Offenbar gefällt Herrn Broder der Gedanke, dass die Deutschen irgendjemandem irgendetwas nicht verzeihen könnten so gut, dass er ihn als Formel noch fast 2o Jahre später anwendet; ich fand in der "SPIEGEL"-Rezension des Dani-Levy-Films "Mein Führer" eine Erklärung, dass den Deutschen dieser Film nicht gefallen wird: "die Deutschen wurden nicht von einem Dämon verführt, sondern von einem impotenten Niemand mit Flatulenzproblemen"; "von einem Dämon verführt zu werden, ist schlimm, von einem Niemand verführt zu werden, peinlich".
Das sei, was die Deutschen bis heute plage; und das sei etwas,
"was sie sich nie verzeihen können: das Dritte Reich ist ihnen peinlich."
Gnadenlos, diese Deutschen. Selbst mit sich selbst. Wie mag das nur mit Anderen sein? Noch gnadenloser? Ja, geht denn das?

Drei Wochen später bekam ich die Antwort, als Broder eine provokant vorgebrachte Mutmaßung in der "WELTWOCHE", einem Schweizer Wochenblatt, unterbrachte.
"Die heftigste Amerikakritik grassiert in Deutschland", so der Untertitel des Broderschen Artikels, der unter dem Titel "Späte Rache" in der Rubrik "Die Deutschen" erschien.
Die weitere Zeile des Untertitels griff wieder auf die bewährte Formel zurück und lautete:
"Man verzeiht den Amerikanern nicht, von ihnen befreit worden zu sein."
Ja, die Deutschen sind in der Konsequenz des Nicht-Verzeihens bei Anderen offensichtlich noch härter als bei sich selbst:
Wenn sie sich selbst und ihre Vergangenheit nicht verzeihen können, meiden sie einfach einen bestimmten Kinofilm.
Wenn sie einem anderen Land eine Befreiung nicht verzeihen können, entwickeln sie eine kritische Haltung diesem ganzen Land gegenüber, und ganz besonders dessen Regierung, wie sich in den letzten Jahren zeigt.

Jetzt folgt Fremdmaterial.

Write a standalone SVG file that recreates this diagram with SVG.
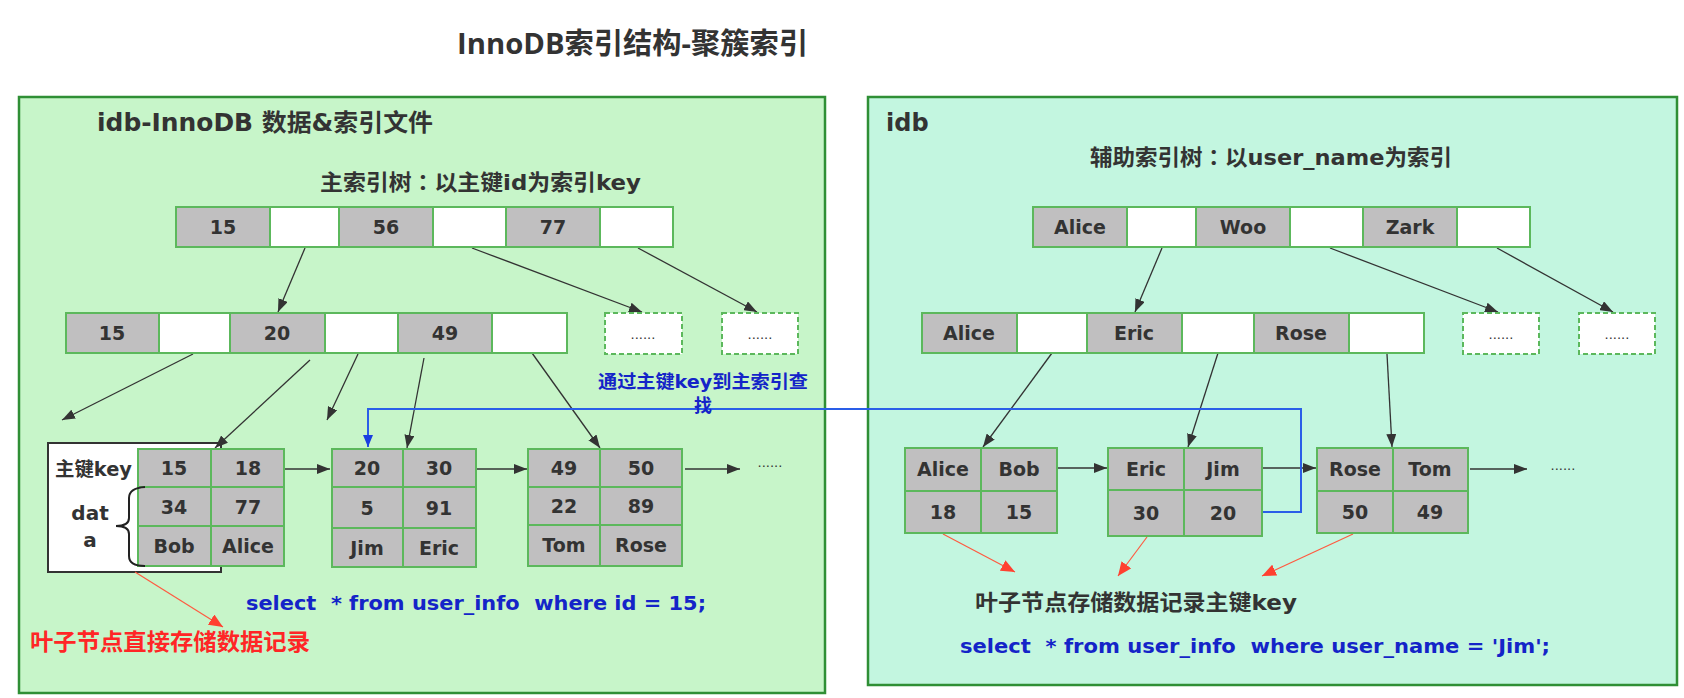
<svg xmlns="http://www.w3.org/2000/svg" width="1684" height="698" viewBox="0 0 1684 698">
<style>
.bg{fill:#ffffff}
.panelL{fill:#c7f5c9;stroke:#2f8f35;stroke-width:2.5}
.panelR{fill:#c3f6e0;stroke:#2f8f35;stroke-width:2.5}
.g{fill:#c0bfc0;stroke:#5cb85c;stroke-width:2}
.w{fill:#ffffff;stroke:#5cb85c;stroke-width:2}
.d{fill:#ffffff;stroke:#5cb85c;stroke-width:2;stroke-dasharray:5,3}
.c{font-family:"DejaVu Sans","Noto Sans CJK SC",sans-serif;font-weight:bold;font-size:19px;fill:#333;text-anchor:middle}
.dots{font-family:"DejaVu Sans",sans-serif;font-size:13px;fill:#333;text-anchor:middle}
.lbl{font-family:"DejaVu Sans","Noto Sans CJK SC",sans-serif;font-weight:bold;fill:#333}
.colon{font-family:"Noto Sans CJK TC",sans-serif}
.title{font-family:"Open Sans","Noto Sans CJK SC",sans-serif;font-weight:bold;font-size:29px;fill:#333}
.blue{font-family:"DejaVu Sans","Noto Sans CJK SC",sans-serif;font-weight:bold;fill:#1424c8}
.red{font-family:"Noto Sans CJK SC",sans-serif;font-weight:bold;fill:#ff2626}
.ln{stroke:#333;stroke-width:1.3;fill:none;marker-end:url(#ah)}
.rl{stroke:#ff5a40;stroke-width:1.2;fill:none;marker-end:url(#rh)}
.bl{stroke:#2a5ee8;stroke-width:2;fill:none;marker-end:url(#bh)}
</style>
<defs>
<marker id="ah" viewBox="0 0 13 10" refX="13" refY="5" markerWidth="13" markerHeight="10" markerUnits="userSpaceOnUse" orient="auto"><path d="M0,0 L13,5 L0,10 z" fill="#333"/></marker>
<marker id="rh" viewBox="0 0 14 12" refX="14" refY="6" markerWidth="14" markerHeight="12" markerUnits="userSpaceOnUse" orient="auto"><path d="M0,0 L14,6 L0,12 z" fill="#ff4030"/></marker>
<marker id="bh" viewBox="0 0 12 10" refX="12" refY="5" markerWidth="12" markerHeight="10" markerUnits="userSpaceOnUse" orient="auto"><path d="M0,0 L12,5 L0,10 z" fill="#1a3ee0"/></marker>
</defs>
<rect class="bg" x="0" y="0" width="1684" height="698"/>
<text class="title" x="457" y="54" textLength="351" lengthAdjust="spacingAndGlyphs">InnoDB索引结构-聚簇索引</text>

<g id="panel-left">
<rect class="panelL" x="19" y="97" width="806" height="596"/>
<text class="lbl" x="97" y="131" font-size="24" textLength="336" lengthAdjust="spacingAndGlyphs">idb-InnoDB 数据&amp;索引文件</text>
<text class="lbl" x="320" y="190" font-size="22" textLength="321" lengthAdjust="spacingAndGlyphs">主索引树<tspan class="colon">：</tspan>以主键id为索引key</text>
</g>
<g id="panel-right">
<rect class="panelR" x="868" y="97" width="809" height="588"/>
<text class="lbl" x="886" y="131" font-size="24">idb</text>
<text class="lbl" x="1090" y="165" font-size="22" textLength="362" lengthAdjust="spacingAndGlyphs">辅助索引树<tspan class="colon">：</tspan>以user_name为索引</text>
</g>

<g id="legend-box">
<rect x="48" y="443" width="173" height="129" fill="#ffffff" stroke="#333" stroke-width="2"/>
<text class="lbl" x="55" y="476" font-size="19" textLength="77" lengthAdjust="spacingAndGlyphs">主键key</text>
<text class="lbl" x="90" y="520" font-size="20" text-anchor="middle">dat</text>
<text class="lbl" x="90" y="547" font-size="20" text-anchor="middle">a</text>
</g>

<g id="connectors">
<line class="ln" x1="305" y1="248" x2="278" y2="312"/>
<line class="ln" x1="472" y1="248" x2="642" y2="312"/>
<line class="ln" x1="638" y1="248" x2="757" y2="312"/>
<line class="ln" x1="1162" y1="248" x2="1135" y2="312"/>
<line class="ln" x1="1330" y1="248" x2="1498" y2="312"/>
<line class="ln" x1="1497" y1="248" x2="1613" y2="312"/>
<line class="ln" x1="193" y1="354" x2="62" y2="420"/>
<line class="ln" x1="310" y1="360" x2="215" y2="448"/>
<line class="ln" x1="358" y1="354" x2="327" y2="420"/>
<line class="ln" x1="424" y1="358" x2="407" y2="448"/>
<line class="ln" x1="532" y1="353" x2="600" y2="448"/>
<line class="ln" x1="1052" y1="353" x2="983" y2="447"/>
<line class="ln" x1="1218" y1="353" x2="1188" y2="447"/>
<line class="ln" x1="1387" y1="354" x2="1392" y2="447"/>
<line class="ln" x1="284" y1="469" x2="330" y2="469"/>
<line class="ln" x1="477" y1="469" x2="527" y2="469"/>
<line class="ln" x1="685" y1="469" x2="740" y2="469"/>
<line class="ln" x1="1057" y1="468" x2="1107" y2="468"/>
<line class="ln" x1="1262" y1="468" x2="1316" y2="468"/>
<line class="ln" x1="1470" y1="469" x2="1527" y2="469"/>
<line class="rl" x1="135" y1="572" x2="223" y2="627"/>
<line class="rl" x1="943" y1="534" x2="1015" y2="572"/>
<line class="rl" x1="1147" y1="537" x2="1118" y2="576"/>
<line class="rl" x1="1353" y1="534" x2="1262" y2="576"/>
<path class="bl" d="M1262,512 H1301 V409 H368 V447"/>
</g>

<g id="root-left">
<rect class="g" x="176" y="207" width="94" height="40"/><rect class="w" x="270" y="207" width="69" height="40"/>
<rect class="g" x="339" y="207" width="94" height="40"/><rect class="w" x="433" y="207" width="73" height="40"/>
<rect class="g" x="506" y="207" width="94" height="40"/><rect class="w" x="600" y="207" width="73" height="40"/>
<text class="c" x="223" y="234">15</text><text class="c" x="386" y="234">56</text><text class="c" x="553" y="234">77</text>
</g>
<g id="inner-left">
<rect class="g" x="66" y="313" width="93" height="40"/><rect class="w" x="159" y="313" width="71" height="40"/>
<rect class="g" x="230" y="313" width="95" height="40"/><rect class="w" x="325" y="313" width="73" height="40"/>
<rect class="g" x="398" y="313" width="94" height="40"/><rect class="w" x="492" y="313" width="75" height="40"/>
<text class="c" x="112" y="340">15</text><text class="c" x="277" y="340">20</text><text class="c" x="445" y="340">49</text>
</g>
<g id="more-left-1"><rect class="d" x="605" y="313" width="77" height="41"/><text class="dots" x="643" y="339">......</text></g>
<g id="more-left-2"><rect class="d" x="722" y="313" width="76" height="41"/><text class="dots" x="760" y="339">......</text></g>

<g id="leaf-left-1">
<rect class="g" x="138" y="449" width="73" height="38"/><rect class="g" x="211" y="449" width="73" height="38"/>
<rect class="g" x="138" y="487" width="73" height="39"/><rect class="g" x="211" y="487" width="73" height="39"/>
<rect class="g" x="138" y="526" width="73" height="40"/><rect class="g" x="211" y="526" width="73" height="40"/>
<text class="c" x="174" y="475">15</text><text class="c" x="248" y="475">18</text>
<text class="c" x="174" y="514">34</text><text class="c" x="248" y="514">77</text>
<text class="c" x="174" y="553">Bob</text><text class="c" x="248" y="553">Alice</text>
</g>
<path d="M145,487 Q129,488 129,498 V518 Q129,526 116,526 Q129,526 129,534 V556 Q129,566 145,566" fill="none" stroke="#222" stroke-width="2"/>
<g id="leaf-left-2">
<rect class="g" x="332" y="449" width="71" height="38"/><rect class="g" x="403" y="449" width="73" height="38"/>
<rect class="g" x="332" y="487" width="71" height="41"/><rect class="g" x="403" y="487" width="73" height="41"/>
<rect class="g" x="332" y="528" width="71" height="39"/><rect class="g" x="403" y="528" width="73" height="39"/>
<text class="c" x="367" y="475">20</text><text class="c" x="439" y="475">30</text>
<text class="c" x="367" y="515">5</text><text class="c" x="439" y="515">91</text>
<text class="c" x="367" y="555">Jim</text><text class="c" x="439" y="555">Eric</text>
</g>
<g id="leaf-left-3">
<rect class="g" x="528" y="449" width="72" height="38"/><rect class="g" x="600" y="449" width="82" height="38"/>
<rect class="g" x="528" y="487" width="72" height="38"/><rect class="g" x="600" y="487" width="82" height="38"/>
<rect class="g" x="528" y="525" width="72" height="41"/><rect class="g" x="600" y="525" width="82" height="41"/>
<text class="c" x="564" y="475">49</text><text class="c" x="641" y="475">50</text>
<text class="c" x="564" y="513">22</text><text class="c" x="641" y="513">89</text>
<text class="c" x="564" y="552">Tom</text><text class="c" x="641" y="552">Rose</text>
</g>
<text class="dots" x="770" y="467">......</text>

<text class="blue" x="598" y="388" font-size="18" textLength="210" lengthAdjust="spacingAndGlyphs">通过主键key到主索引查</text>
<text class="blue" x="703" y="412" font-size="18" text-anchor="middle">找</text>
<text class="blue" x="246" y="610" font-size="20" xml:space="preserve" textLength="460" lengthAdjust="spacingAndGlyphs">select  * from user_info  where id = 15;</text>
<text class="red" x="30" y="650" font-size="23" textLength="280" lengthAdjust="spacingAndGlyphs">叶子节点直接存储数据记录</text>

<g id="root-right">
<rect class="g" x="1033" y="207" width="94" height="40"/><rect class="w" x="1127" y="207" width="69" height="40"/>
<rect class="g" x="1196" y="207" width="94" height="40"/><rect class="w" x="1290" y="207" width="73" height="40"/>
<rect class="g" x="1363" y="207" width="94" height="40"/><rect class="w" x="1457" y="207" width="73" height="40"/>
<text class="c" x="1080" y="234">Alice</text><text class="c" x="1243" y="234">Woo</text><text class="c" x="1410" y="234">Zark</text>
</g>
<g id="inner-right">
<rect class="g" x="922" y="313" width="95" height="40"/><rect class="w" x="1017" y="313" width="70" height="40"/>
<rect class="g" x="1087" y="313" width="95" height="40"/><rect class="w" x="1182" y="313" width="72" height="40"/>
<rect class="g" x="1254" y="313" width="95" height="40"/><rect class="w" x="1349" y="313" width="75" height="40"/>
<text class="c" x="969" y="340">Alice</text><text class="c" x="1134" y="340">Eric</text><text class="c" x="1301" y="340">Rose</text>
</g>
<g id="more-right-1"><rect class="d" x="1463" y="313" width="76" height="41"/><text class="dots" x="1501" y="339">......</text></g>
<g id="more-right-2"><rect class="d" x="1579" y="313" width="76" height="41"/><text class="dots" x="1617" y="339">......</text></g>

<g id="leaf-right-1">
<rect class="g" x="905" y="448" width="76" height="43"/><rect class="g" x="981" y="448" width="76" height="43"/>
<rect class="g" x="905" y="491" width="76" height="42"/><rect class="g" x="981" y="491" width="76" height="42"/>
<text class="c" x="943" y="476">Alice</text><text class="c" x="1019" y="476">Bob</text>
<text class="c" x="943" y="519">18</text><text class="c" x="1019" y="519">15</text>
</g>
<g id="leaf-right-2">
<rect class="g" x="1108" y="448" width="76" height="42"/><rect class="g" x="1184" y="448" width="78" height="42"/>
<rect class="g" x="1108" y="490" width="76" height="46"/><rect class="g" x="1184" y="490" width="78" height="46"/>
<text class="c" x="1146" y="476">Eric</text><text class="c" x="1223" y="476">Jim</text>
<text class="c" x="1146" y="520">30</text><text class="c" x="1223" y="520">20</text>
</g>
<g id="leaf-right-3">
<rect class="g" x="1317" y="448" width="76" height="43"/><rect class="g" x="1393" y="448" width="75" height="43"/>
<rect class="g" x="1317" y="491" width="76" height="42"/><rect class="g" x="1393" y="491" width="75" height="42"/>
<text class="c" x="1355" y="476">Rose</text><text class="c" x="1430" y="476">Tom</text>
<text class="c" x="1355" y="519">50</text><text class="c" x="1430" y="519">49</text>
</g>
<text class="dots" x="1563" y="470">......</text>

<text class="lbl" x="975" y="610" font-size="22" textLength="322" lengthAdjust="spacingAndGlyphs">叶子节点存储数据记录主键key</text>
<text class="blue" x="960" y="653" font-size="20" xml:space="preserve" textLength="590" lengthAdjust="spacingAndGlyphs">select  * from user_info  where user_name = 'Jim';</text>
</svg>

Stilistisch fällt auf, dass sich Broder immer weiter vom (im Original ja nicht von ihm stammenden, wenn auch von ihm gern zitierten) Paradoxon entfernt. Über das provokant wirken sollende "Die Deutschen können [XYZ] nicht verzeihen" gehen Broders Aussagen inzwischen nicht mehr hinaus.
Was eigentlich schade ist.
Denn früher mochte ich seine Texte ganz gern.


Hmmm.
Ich versuchte mich mich einer inhaltlichen Kritik an den Beispielen eigentlich zu enthalten, obgleich mir auffällt, dass Broder in beiden Beispielen auf verzeihungsunwillige Deutsche anspielt, die seit den genannten Ereignissen, die Befreiung durch die Amerikaner (übrigens auch Russen und Engländer, daher die ausgeprägte Russland- und England-kritische Haltung hier in Deutschland), bzw. das Hereinfallen auf einen flatulenzgeplagten impotenten Niemand, 62, bzw. 74 Jahre älter geworden sein dürften.

Und wenn sie nicht gestorben sind, verzeihen sie noch heute.
Nicht.
Und sei’s nur, damit Herr Broder seine Formel noch lang anwenden kann.

3 Kommentare:

Anonym hat gesagt…

Gott vergibt. Broder nie.
Aber hey: Bin ich meines Broders Hüter?

Anonym hat gesagt…

Broders Hütler? Wär möchte das schon sein?

Anonym hat gesagt…

Broders and sisders - clap your heads!